Mullah Akhund played a crucial leadership and guidance role in Quetta Shura, formed after the Taliban was driven out of power in a US-led military invasion in 2001
The Taliban have named Mullah Mohammad Hasan Akhund to lead their new interim government, nearly three weeks after the group seized control of the country.
Mullah Akhund is on a UN sanctions list and is the longtime head of the Taliban’s powerful decision-making body Rehbari Shura, or leadership council. He was previously the foreign minister and then deputy prime minister during the Taliban’s last stint in power from 1996-2001.

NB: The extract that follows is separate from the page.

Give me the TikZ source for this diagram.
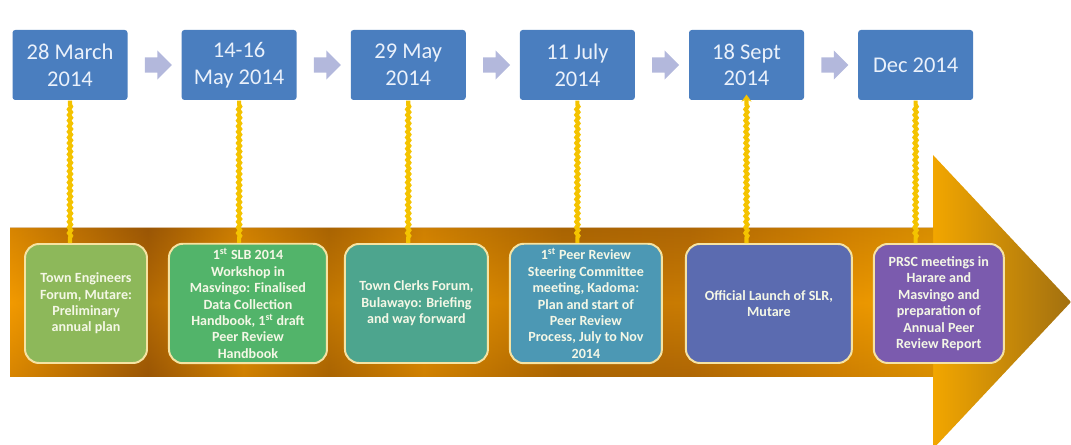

At a press conference in Kabul on Tuesday, Taliban spokesman said Zabihullah Mujahid said Taliban co-founder Abdul Ghani Baradar would be Mullah Akhund’s deputy.
Like many in the Taliban leadership, Mullah Akhund derives much of his prestige from his proximity to the movement’s reclusive first leader, Mullah Mohammad Omar.
Akhund hails from Kandahar, the birthplace of the Taliban.
A UN sanctions report described him as a “close associate and political adviser” to Omar.
Akhund is highly respected within the movement, especially by its supreme leader, Haibatullah Akhunzada, a Taliban source told the news agency Reuters.
Some observers viewed Akhund, believed to be in his mid-60s and possibly older, as more of a political than a religious figure, with his control over the leadership council also giving him a say in military affairs.
Mullah Akhund has Pashtun lineage from Ahmad Shah Durrani – the founder of modern Afghanistan (circa 1700s).
He played a crucial leadership and guidance role in the Rahbari Shura council of leaders, often called the Quetta Shura, formed after the Taliban was driven out of power in a US-led military invasion in 2001.
He is the author of several works on Islam.